The choice between Locus Robotics-style autonomous mobile robot (AMR) picking and fixed-arm pick stations is one of the most consequential architecture decisions a mid-market 3PL makes when entering automation. Both approaches have track records in commercial deployments. They solve different operational problems. Picking the wrong architecture isn't a disaster you can easily reverse — the capital committed to either approach takes years to recover.

What Each Architecture Actually Does

Locus Robotics and similar AMR platforms are goods-to-robot systems in reverse: the robot travels to the pick location. A human picker or a robotic arm at a stationary station receives a Locus bot that arrives carrying a tote; the picker selects the item from the shelf location the Locus bot directs them to, places it in the bot's tote, and confirms. The intelligence is in the travel optimization — the Locus fleet reduces walking time and pick path inefficiency for human pickers by coordinating where bots go and in what order.

Fixed-arm pick stations are the opposite model: goods come to the arm. Items are stored in a conveyor-fed, AutoStore grid, or carousel-type storage system and delivered to a stationary pick station where a robot arm does the physical selection. The arm doesn't travel — it reaches within its workspace envelope, which is typically 1-2 cubic meters, and picks from bins delivered to it.
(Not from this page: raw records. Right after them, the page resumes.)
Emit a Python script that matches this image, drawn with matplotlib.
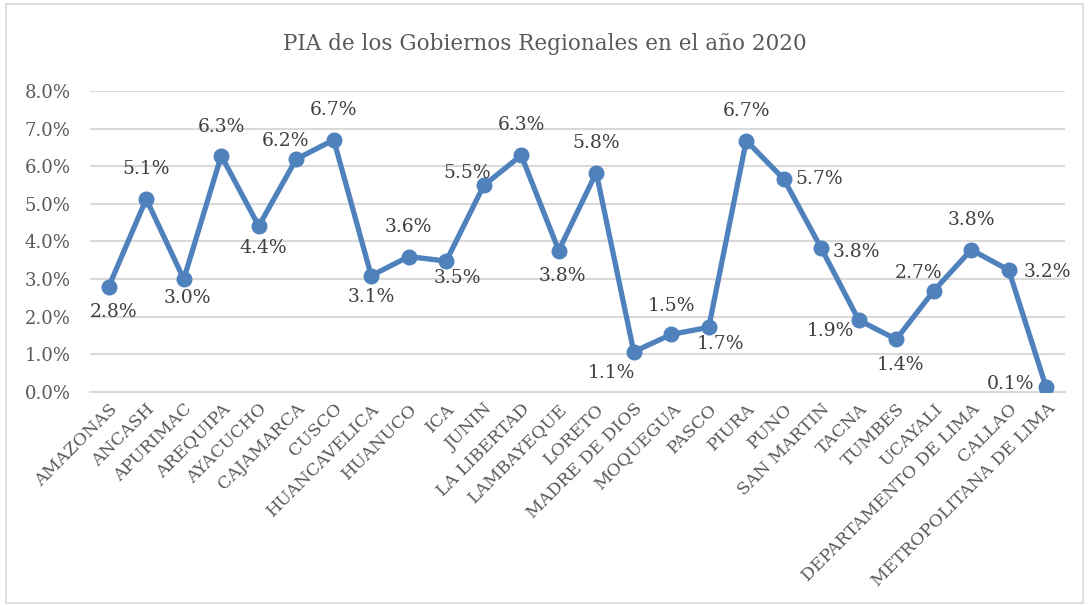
import matplotlib.pyplot as plt
from matplotlib.ticker import PercentFormatter
from matplotlib.patches import Rectangle

# Data
regiones = ["AMAZONAS", "ANCASH", "APURIMAC", "AREQUIPA", "AYACUCHO", "CAJAMARCA",
            "CUSCO", "HUANCAVELICA", "HUANUCO", "ICA", "JUNIN", "LA LIBERTAD",
            "LAMBAYEQUE", "LORETO", "MADRE DE DIOS", "MOQUEGUA", "PASCO", "PIURA",
            "PUNO", "SAN MARTIN", "TACNA", "TUMBES", "UCAYALI",
            "DEPARTAMENTO DE LIMA", "CALLAO", "METROPOLITANA DE LIMA"]
pia = [2.80, 5.13, 3.00, 6.28, 4.41, 6.19, 6.70, 3.09, 3.60, 3.48, 5.49, 6.29,
       3.76, 5.83, 1.07, 1.53, 1.72, 6.68, 5.66, 3.82, 1.91, 1.40, 2.69, 3.78,
       3.24, 0.12]
etiquetas = ["2.8%", "5.1%", "3.0%", "6.3%", "4.4%", "6.2%", "6.7%", "3.1%", "3.6%",
             "3.5%", "5.5%", "6.3%", "3.8%", "5.8%", "1.1%", "1.5%", "1.7%", "6.7%",
             "5.7%", "3.8%", "1.9%", "1.4%", "2.7%", "3.8%", "3.2%", "0.1%"]

# label offsets in pixels (dx, dy)
offsets = [(5, -25), (0, 30), (4, -19), (0, 29), (4, -22), (-11, 18), (0, 30),
           (0, -21), (0, 30), (11, -17), (-17, 12), (0, 30), (4, -25), (0, 30),
           (-22, -21), (0, 28), (12, -17), (0, 30), (35, 0), (35, -4), (-28, -11),
           (4, -26), (-15, 18), (0, 30), (39, -2), (-36, 3)]

azul = "#4F81BD"
gris = "#595959"

fig = plt.figure(figsize=(10.89, 6.05), dpi=100)
ax = fig.add_axes([90/1089, 1 - 392/605, 975/1089, 301/605])

x = list(range(len(regiones)))
ax.plot(x, pia, color=azul, linewidth=3.8, marker="o", markersize=10.5,
        solid_capstyle="round", solid_joinstyle="round", zorder=3)

for i in x:
    ax.annotate(etiquetas[i], (x[i], pia[i]), xytext=offsets[i],
                textcoords="offset pixels", ha="center", va="center",
                fontsize=13.5, color="#404040", family="DejaVu Serif")

ax.set_xlim(-0.5, len(regiones) - 0.5)
ax.set_ylim(0, 8)
ax.set_yticks(range(0, 9))
ax.yaxis.set_major_formatter(PercentFormatter(decimals=1))
ax.set_xticks(x)
ax.set_xticklabels(regiones, rotation=45, ha="right", rotation_mode="anchor")
ax.grid(axis="y", color="#D9D9D9", linewidth=1.5)
ax.set_axisbelow(True)
for s in ["top", "right", "left"]:
    ax.spines[s].set_visible(False)
ax.spines["bottom"].set_color("#D9D9D9")
ax.spines["bottom"].set_linewidth(1.5)
ax.tick_params(length=0, colors=gris)
ax.tick_params(axis="y", labelsize=13, pad=14)
ax.tick_params(axis="x", labelsize=12.5, pad=6)
for lab in ax.get_xticklabels() + ax.get_yticklabels():
    lab.set_family("DejaVu Serif")

fig.text(0.5, 1 - 44/605, "PIA de los Gobiernos Regionales en el año 2020",
         ha="center", va="center", fontsize=15.5, color=gris, family="DejaVu Serif")

fig.patches.append(Rectangle((6/1089, 0.003), 1 - 12/1089, 0.99, transform=fig.transFigure,
                             fill=False, edgecolor="#D9D9D9", linewidth=1.2))

fig.savefig("out.png", dpi=100)
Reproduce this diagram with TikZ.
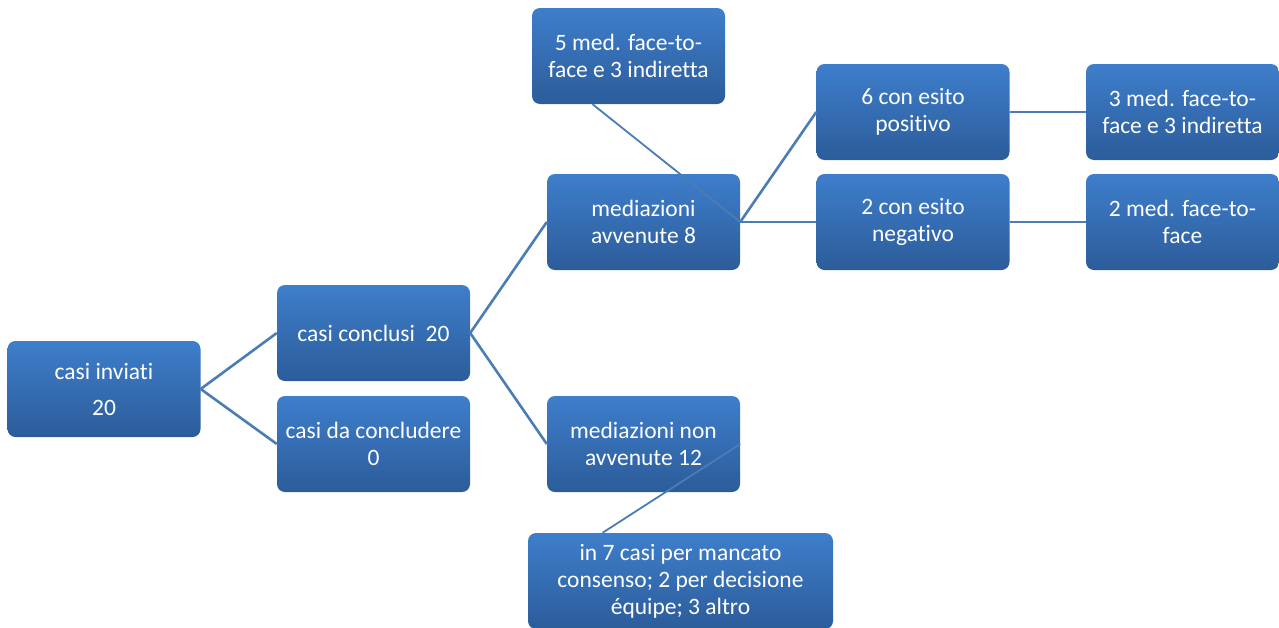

These are not competing versions of the same solution. They're different automation architectures suited to different operational profiles.

When AMR Platforms Like Locus Win

AMR platforms are well-suited to operations with large floor footprints, low-to-medium pick density, and significant human picker populations that would benefit from travel reduction. A 300,000 square foot distribution center with 80 human pickers spending 40% of their time walking pick paths is a strong AMR candidate. The Locus fleet reduces that walking time without requiring the operation to change its storage system, pick face configuration, or order management software. The integration lift is relatively low compared to fixed-arm installation.

AMR platforms also handle high SKU variety well because human pickers are still doing the physical selection. Novel items, irregular packaging, items that require judgment about condition or damage — all handled naturally by a human at the pick face. The AMR optimizes the logistics around the human, not the pick decision itself.

When Fixed-Arm Stations Win

Fixed-arm pick stations are better suited to high-density, high-throughput operations where a specific product category constitutes a significant fraction of volume. A 3PL handling e-commerce fulfillment with 2,000 high-velocity SKUs making up 70% of order lines is a stronger fixed-arm candidate than a 3PL with 50,000 SKUs at uniform low velocity.

Fixed-arm stations also make more sense when labor availability is the binding constraint rather than labor cost. In markets where qualified warehouse workers are chronically short supply — parts of the Midwest and Sun Belt have this problem — replacing manual pick actions with robotic arms reduces dependence on the local labor market rather than just optimizing existing labor utilization. That's a different business case and a better justification for the capital intensity of fixed-arm installation.

The Hybrid Deployment Reality

In practice, many mid-market 3PLs that have been at automation for two or more years end up with both. AMR fleets handle the broad catalog of medium-velocity SKUs across the main floor. Fixed-arm stations handle the high-velocity SKU categories where throughput density justifies the investment. The two don't conflict architecturally — they handle different parts of the order profile.

The risk of hybrid architectures is integration complexity. Two separate automation systems, each with their own fleet management software, each posting events to the WMS, each with maintenance schedules and support contracts, multiply the operational management surface. Some 3PLs have found that the throughput gains from the hybrid model are real but the operational burden is underestimated in the business case. Budget for a full-time operations coordinator for the automation layer if you're running both.

Vendor Maturity and Support Footprint

Locus Robotics has a significant installed base in mid-market 3PL facilities in the US, which means the support infrastructure, maintenance response times, and operational best practices documentation are mature. Fixed-arm pick station vendors vary considerably in installed base size — some have dozens of deployments, some have hundreds. Ask for reference customer contacts in operations of similar size and SKU profile, not just case studies, before making a capital commitment.

Neither architecture dominates the other across all operating conditions. The right choice depends on floor footprint, SKU concentration, labor market conditions, and storage system configuration. The 3PLs that get this decision right are the ones who map their actual operational profile to the architecture strengths before they go to vendor demos, rather than letting the demo determine the question.